**RECORDS SHOWN**
◆ ◆ ◆
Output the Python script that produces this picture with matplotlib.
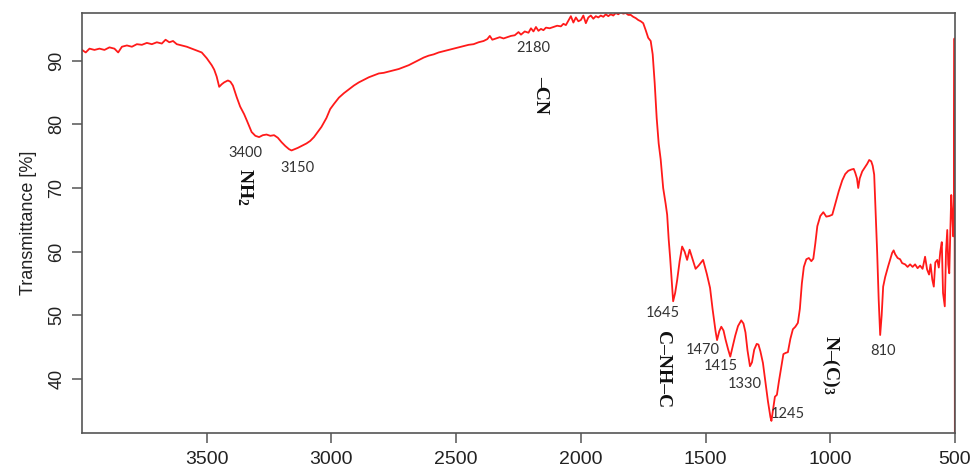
◆ ◆ ◆
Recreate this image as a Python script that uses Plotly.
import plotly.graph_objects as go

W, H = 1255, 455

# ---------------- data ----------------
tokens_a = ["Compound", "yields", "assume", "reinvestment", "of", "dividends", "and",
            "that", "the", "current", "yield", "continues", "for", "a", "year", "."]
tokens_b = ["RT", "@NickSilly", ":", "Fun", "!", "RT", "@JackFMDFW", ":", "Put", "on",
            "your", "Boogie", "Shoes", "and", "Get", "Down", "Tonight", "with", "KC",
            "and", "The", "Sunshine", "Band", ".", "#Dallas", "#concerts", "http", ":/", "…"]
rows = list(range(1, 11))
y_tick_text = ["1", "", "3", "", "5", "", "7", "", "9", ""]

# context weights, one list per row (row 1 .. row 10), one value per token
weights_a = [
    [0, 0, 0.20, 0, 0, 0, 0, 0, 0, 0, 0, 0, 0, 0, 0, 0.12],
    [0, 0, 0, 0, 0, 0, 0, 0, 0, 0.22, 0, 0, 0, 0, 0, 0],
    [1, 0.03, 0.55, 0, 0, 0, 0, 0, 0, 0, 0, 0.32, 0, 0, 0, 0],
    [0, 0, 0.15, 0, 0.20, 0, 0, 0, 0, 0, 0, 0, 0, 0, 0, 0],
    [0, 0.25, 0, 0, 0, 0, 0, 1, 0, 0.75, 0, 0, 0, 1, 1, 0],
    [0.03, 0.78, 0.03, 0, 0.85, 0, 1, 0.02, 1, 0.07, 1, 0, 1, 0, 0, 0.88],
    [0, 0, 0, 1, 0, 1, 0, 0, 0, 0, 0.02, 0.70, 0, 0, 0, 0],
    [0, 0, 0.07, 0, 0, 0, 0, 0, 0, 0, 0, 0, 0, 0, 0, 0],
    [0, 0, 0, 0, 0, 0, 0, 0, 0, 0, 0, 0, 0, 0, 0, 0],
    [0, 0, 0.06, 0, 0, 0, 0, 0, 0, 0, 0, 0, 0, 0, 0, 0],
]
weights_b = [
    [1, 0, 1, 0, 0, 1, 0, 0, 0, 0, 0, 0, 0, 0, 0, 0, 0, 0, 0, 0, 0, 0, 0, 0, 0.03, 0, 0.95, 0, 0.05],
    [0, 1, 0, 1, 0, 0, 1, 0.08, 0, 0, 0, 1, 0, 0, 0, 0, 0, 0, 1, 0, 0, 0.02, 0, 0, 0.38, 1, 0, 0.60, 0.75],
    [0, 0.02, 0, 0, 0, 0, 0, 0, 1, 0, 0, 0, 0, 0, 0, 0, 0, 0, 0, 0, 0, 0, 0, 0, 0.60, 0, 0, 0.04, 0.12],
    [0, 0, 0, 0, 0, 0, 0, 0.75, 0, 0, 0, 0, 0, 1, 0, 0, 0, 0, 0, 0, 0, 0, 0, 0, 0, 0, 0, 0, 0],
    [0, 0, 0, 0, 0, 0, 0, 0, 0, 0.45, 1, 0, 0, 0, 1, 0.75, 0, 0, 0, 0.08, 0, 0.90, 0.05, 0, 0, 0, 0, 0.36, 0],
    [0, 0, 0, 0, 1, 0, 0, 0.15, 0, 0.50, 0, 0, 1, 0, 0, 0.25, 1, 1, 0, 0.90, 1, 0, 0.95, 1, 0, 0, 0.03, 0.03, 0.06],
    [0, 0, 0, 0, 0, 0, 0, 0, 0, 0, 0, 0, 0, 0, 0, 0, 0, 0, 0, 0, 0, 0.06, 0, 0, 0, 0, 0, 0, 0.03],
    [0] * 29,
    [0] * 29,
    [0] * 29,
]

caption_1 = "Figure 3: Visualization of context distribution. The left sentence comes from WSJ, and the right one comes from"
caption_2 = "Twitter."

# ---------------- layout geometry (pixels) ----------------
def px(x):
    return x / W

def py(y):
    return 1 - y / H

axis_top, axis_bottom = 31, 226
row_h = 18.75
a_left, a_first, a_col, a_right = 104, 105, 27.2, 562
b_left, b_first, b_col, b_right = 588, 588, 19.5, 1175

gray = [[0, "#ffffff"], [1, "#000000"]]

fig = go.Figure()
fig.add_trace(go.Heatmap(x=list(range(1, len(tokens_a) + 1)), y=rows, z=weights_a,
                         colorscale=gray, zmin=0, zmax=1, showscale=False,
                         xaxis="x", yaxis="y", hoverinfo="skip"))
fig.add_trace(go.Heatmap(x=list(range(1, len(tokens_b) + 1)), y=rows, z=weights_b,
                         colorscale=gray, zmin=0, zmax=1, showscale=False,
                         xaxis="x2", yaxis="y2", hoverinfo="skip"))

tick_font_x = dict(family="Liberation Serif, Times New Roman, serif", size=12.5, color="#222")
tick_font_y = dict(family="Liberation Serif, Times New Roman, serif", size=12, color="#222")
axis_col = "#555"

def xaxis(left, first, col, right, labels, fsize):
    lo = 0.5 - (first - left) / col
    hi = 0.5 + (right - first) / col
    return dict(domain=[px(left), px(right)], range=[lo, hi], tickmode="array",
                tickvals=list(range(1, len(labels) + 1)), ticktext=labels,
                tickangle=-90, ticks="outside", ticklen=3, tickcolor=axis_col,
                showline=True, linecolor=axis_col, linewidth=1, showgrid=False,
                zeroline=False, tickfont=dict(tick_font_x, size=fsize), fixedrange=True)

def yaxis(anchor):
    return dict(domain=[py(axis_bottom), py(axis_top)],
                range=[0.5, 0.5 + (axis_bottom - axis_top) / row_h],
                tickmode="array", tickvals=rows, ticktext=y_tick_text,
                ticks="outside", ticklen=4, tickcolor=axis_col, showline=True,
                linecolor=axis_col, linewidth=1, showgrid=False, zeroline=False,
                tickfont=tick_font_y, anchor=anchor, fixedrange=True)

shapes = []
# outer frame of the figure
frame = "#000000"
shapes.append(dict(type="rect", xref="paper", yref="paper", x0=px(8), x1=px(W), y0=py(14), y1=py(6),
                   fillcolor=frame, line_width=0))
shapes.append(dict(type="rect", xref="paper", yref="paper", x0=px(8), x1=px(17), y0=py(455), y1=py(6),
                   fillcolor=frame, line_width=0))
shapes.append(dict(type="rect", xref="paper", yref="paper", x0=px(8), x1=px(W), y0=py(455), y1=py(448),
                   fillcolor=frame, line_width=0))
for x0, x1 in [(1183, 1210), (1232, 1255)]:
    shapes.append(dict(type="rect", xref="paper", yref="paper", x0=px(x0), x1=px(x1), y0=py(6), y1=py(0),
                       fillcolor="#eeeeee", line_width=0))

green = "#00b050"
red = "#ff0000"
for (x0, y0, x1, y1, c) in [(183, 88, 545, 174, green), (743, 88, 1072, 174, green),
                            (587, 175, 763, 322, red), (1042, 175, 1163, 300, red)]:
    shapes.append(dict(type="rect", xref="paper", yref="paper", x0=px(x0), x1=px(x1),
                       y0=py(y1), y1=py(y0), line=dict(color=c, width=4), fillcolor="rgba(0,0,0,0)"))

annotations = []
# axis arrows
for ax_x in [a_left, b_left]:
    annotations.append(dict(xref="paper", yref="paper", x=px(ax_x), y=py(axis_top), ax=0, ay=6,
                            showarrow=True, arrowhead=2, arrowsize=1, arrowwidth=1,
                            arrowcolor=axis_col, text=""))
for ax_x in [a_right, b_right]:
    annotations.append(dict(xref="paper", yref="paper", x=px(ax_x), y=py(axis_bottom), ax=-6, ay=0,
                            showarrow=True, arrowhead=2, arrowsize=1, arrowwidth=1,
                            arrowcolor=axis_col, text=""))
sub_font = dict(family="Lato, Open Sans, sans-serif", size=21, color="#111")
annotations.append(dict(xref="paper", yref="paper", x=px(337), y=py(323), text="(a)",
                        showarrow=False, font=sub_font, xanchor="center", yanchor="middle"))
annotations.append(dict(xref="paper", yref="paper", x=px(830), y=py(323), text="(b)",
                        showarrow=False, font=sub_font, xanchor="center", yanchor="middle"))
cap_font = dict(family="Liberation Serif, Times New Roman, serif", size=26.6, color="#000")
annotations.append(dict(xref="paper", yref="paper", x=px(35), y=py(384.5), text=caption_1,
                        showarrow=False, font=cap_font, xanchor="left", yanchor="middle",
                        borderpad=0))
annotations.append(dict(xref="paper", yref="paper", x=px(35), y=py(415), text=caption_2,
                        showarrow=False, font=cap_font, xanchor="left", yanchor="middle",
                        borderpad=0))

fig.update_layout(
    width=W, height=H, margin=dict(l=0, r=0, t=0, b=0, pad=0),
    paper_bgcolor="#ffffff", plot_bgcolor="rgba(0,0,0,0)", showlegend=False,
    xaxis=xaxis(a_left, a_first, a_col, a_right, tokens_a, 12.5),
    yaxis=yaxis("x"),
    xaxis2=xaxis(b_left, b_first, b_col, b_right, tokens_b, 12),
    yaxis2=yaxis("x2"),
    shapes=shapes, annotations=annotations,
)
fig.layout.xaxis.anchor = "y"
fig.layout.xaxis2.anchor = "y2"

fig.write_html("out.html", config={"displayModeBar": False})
◆ ◆ ◆
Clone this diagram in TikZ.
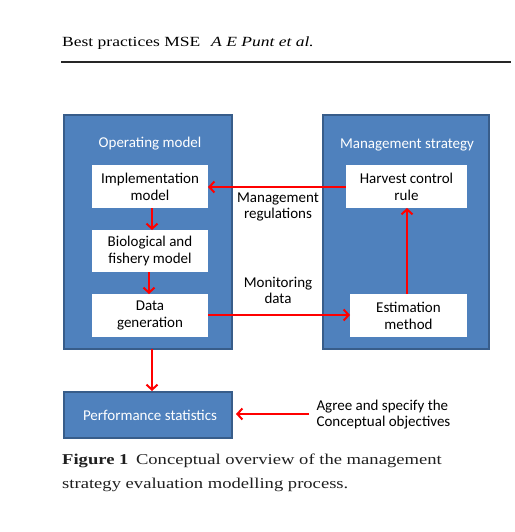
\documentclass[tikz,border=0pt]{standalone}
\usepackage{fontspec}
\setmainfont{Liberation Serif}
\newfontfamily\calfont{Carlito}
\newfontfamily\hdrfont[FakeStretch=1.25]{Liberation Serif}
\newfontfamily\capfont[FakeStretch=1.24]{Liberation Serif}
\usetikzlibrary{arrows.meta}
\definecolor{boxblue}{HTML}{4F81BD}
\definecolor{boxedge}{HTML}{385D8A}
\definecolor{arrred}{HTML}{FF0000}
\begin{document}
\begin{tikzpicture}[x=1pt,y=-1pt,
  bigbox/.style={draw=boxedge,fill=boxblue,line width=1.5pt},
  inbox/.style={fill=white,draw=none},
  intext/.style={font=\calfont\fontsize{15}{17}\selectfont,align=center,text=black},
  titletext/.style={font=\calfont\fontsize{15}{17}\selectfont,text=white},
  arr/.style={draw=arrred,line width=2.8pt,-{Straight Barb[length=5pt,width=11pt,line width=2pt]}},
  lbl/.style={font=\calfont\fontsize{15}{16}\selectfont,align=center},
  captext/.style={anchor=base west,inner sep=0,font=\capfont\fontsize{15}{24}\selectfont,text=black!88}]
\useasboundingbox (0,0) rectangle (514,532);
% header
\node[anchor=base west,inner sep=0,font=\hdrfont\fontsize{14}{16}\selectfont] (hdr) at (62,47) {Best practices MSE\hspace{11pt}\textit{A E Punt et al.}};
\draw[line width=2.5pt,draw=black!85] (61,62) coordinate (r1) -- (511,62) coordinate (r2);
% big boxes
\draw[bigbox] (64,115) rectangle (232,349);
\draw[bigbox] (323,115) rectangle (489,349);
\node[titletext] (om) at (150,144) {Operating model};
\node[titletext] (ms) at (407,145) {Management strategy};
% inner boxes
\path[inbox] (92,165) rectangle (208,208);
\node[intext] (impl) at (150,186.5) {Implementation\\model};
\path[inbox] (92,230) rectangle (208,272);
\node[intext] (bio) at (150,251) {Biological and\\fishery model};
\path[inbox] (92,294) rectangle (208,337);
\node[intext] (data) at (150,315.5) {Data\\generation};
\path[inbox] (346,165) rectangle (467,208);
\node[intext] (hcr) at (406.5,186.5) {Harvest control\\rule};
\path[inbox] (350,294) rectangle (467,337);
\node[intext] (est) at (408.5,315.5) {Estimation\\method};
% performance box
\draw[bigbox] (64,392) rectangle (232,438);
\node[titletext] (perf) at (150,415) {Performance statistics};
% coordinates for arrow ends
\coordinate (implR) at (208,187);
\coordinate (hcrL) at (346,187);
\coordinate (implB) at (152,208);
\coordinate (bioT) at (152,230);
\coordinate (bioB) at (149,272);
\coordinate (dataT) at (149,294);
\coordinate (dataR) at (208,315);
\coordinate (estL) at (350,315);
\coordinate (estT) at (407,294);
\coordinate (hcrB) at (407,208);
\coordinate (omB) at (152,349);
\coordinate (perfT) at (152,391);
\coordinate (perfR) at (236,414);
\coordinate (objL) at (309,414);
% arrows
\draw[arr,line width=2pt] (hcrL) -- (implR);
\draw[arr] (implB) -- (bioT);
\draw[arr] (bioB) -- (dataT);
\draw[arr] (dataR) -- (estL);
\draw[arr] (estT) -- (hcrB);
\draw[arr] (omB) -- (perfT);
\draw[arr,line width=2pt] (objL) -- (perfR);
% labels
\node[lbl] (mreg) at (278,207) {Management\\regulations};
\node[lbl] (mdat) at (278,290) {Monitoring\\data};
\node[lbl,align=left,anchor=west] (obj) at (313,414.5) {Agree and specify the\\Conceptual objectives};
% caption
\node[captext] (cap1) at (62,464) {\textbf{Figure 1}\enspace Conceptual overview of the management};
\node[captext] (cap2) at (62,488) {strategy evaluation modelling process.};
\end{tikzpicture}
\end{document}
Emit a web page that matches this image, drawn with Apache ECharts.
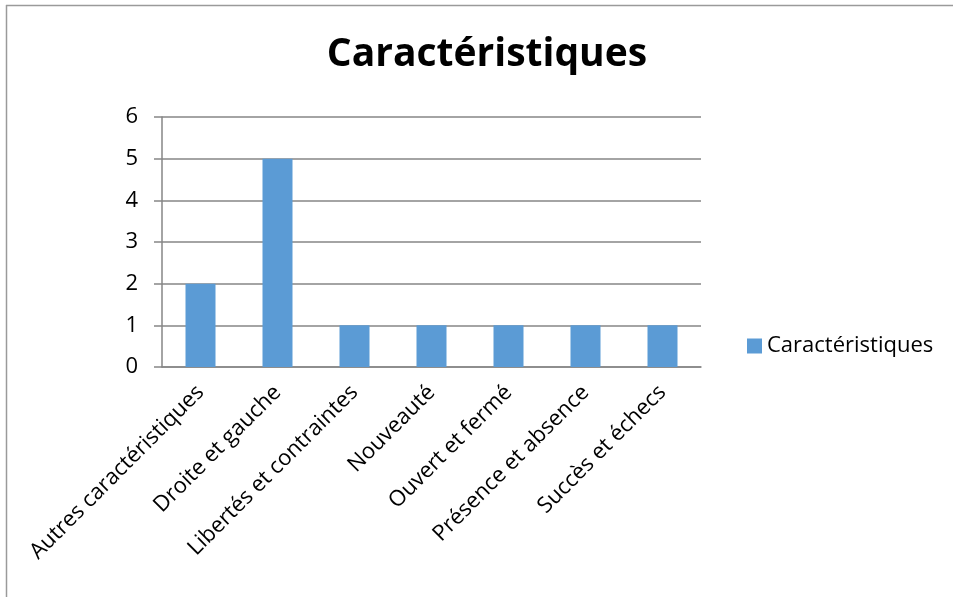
◆ ◆ ◆
**REQUIREMENTS**
Filter the entries down to the lines containing "Python". Copy each of those lines.

**REPLY**
Output the Python script that produces this picture with matplotlib.
Recreate this image as a Python script that uses Plotly.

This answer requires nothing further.